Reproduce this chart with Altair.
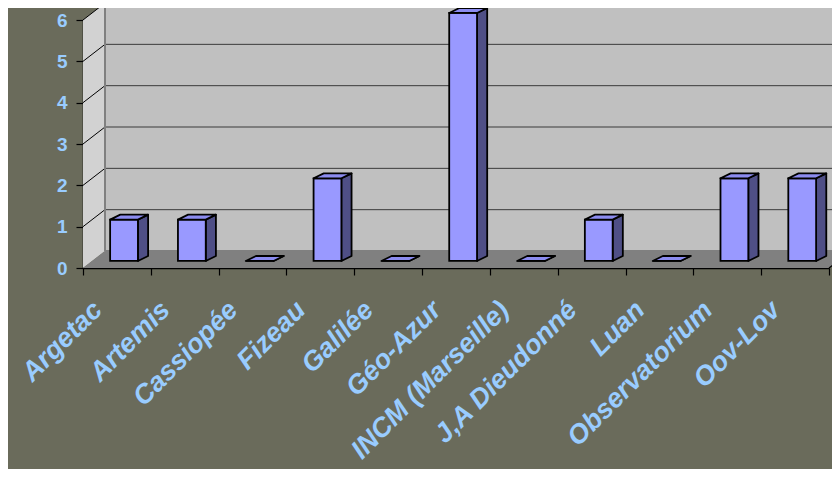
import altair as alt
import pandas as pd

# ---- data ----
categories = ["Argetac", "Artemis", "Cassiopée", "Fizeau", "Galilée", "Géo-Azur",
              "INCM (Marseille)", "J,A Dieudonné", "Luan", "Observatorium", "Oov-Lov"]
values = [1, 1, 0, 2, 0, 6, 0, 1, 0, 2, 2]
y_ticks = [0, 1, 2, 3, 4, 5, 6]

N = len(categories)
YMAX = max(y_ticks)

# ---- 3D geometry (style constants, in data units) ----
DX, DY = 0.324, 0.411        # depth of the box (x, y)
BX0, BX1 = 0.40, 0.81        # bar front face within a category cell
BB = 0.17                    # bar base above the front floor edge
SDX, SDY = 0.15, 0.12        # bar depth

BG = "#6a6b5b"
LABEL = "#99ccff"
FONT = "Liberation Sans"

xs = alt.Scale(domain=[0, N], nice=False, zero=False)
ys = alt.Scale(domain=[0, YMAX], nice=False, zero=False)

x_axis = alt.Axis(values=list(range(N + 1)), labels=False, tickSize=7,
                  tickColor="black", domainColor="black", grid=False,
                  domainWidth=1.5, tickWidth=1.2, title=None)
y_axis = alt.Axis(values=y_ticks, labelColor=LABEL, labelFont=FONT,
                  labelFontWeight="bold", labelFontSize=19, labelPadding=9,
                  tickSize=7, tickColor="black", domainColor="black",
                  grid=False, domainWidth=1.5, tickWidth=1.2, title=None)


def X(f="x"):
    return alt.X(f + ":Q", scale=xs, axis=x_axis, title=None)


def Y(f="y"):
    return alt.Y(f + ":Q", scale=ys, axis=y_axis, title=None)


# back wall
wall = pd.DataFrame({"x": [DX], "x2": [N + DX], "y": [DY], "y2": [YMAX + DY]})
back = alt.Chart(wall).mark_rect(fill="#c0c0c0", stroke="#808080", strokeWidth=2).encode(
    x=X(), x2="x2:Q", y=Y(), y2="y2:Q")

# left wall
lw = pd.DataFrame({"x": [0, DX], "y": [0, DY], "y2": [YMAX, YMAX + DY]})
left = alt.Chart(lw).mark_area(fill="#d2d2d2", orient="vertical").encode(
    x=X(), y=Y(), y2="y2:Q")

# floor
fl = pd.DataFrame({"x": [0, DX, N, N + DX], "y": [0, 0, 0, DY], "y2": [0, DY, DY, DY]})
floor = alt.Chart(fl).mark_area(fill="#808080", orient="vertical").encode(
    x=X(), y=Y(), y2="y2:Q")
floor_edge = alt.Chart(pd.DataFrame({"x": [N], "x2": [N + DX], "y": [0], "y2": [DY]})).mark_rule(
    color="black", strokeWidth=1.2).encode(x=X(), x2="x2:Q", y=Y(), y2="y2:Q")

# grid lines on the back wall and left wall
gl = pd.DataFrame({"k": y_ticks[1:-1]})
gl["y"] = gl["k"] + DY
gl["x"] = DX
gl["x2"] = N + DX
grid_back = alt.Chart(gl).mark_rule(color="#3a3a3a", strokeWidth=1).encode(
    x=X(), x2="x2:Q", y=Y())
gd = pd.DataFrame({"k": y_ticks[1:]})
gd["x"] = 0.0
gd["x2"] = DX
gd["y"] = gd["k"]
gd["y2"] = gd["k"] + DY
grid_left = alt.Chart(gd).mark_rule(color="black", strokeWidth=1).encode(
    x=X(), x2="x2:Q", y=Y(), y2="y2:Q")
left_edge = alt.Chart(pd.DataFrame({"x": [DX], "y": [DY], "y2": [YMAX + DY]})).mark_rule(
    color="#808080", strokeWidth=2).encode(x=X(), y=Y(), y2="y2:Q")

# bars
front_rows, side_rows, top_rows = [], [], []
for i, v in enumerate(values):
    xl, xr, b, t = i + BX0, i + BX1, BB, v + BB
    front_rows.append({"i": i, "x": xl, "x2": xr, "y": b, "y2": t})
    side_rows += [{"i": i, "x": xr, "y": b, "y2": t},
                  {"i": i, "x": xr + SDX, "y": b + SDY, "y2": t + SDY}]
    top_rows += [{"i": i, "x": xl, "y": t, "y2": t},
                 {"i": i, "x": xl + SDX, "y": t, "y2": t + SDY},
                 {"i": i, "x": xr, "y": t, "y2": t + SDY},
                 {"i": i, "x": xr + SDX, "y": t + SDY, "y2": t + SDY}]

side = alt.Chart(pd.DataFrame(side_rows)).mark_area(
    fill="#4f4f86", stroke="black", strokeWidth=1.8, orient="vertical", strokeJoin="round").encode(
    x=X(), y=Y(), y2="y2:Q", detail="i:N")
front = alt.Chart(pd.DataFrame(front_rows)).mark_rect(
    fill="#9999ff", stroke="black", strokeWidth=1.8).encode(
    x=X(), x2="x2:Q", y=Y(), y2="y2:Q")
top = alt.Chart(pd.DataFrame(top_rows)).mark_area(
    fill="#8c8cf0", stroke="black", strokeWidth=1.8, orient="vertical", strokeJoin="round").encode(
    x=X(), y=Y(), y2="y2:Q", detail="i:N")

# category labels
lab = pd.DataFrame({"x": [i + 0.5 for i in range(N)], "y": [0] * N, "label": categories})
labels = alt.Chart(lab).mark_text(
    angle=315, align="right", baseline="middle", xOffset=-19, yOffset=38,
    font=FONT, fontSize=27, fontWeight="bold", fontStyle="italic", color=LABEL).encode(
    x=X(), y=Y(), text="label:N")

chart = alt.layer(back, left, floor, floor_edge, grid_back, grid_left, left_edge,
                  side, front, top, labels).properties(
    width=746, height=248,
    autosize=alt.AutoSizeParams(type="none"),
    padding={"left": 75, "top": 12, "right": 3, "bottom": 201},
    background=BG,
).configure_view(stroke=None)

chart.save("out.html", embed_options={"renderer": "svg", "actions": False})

------

• [Task objective]: Return exactly what appears from the opening line of the material through the line with "YMAX = max(y_ticks)", apart from the pictures.

• [Response for this exercise]:
Reproduce this chart with Altair.
import altair as alt
import pandas as pd

# ---- data ----
categories = ["Argetac", "Artemis", "Cassiopée", "Fizeau", "Galilée", "Géo-Azur",
              "INCM (Marseille)", "J,A Dieudonné", "Luan", "Observatorium", "Oov-Lov"]
values = [1, 1, 0, 2, 0, 6, 0, 1, 0, 2, 2]
y_ticks = [0, 1, 2, 3, 4, 5, 6]

N = len(categories)
YMAX = max(y_ticks)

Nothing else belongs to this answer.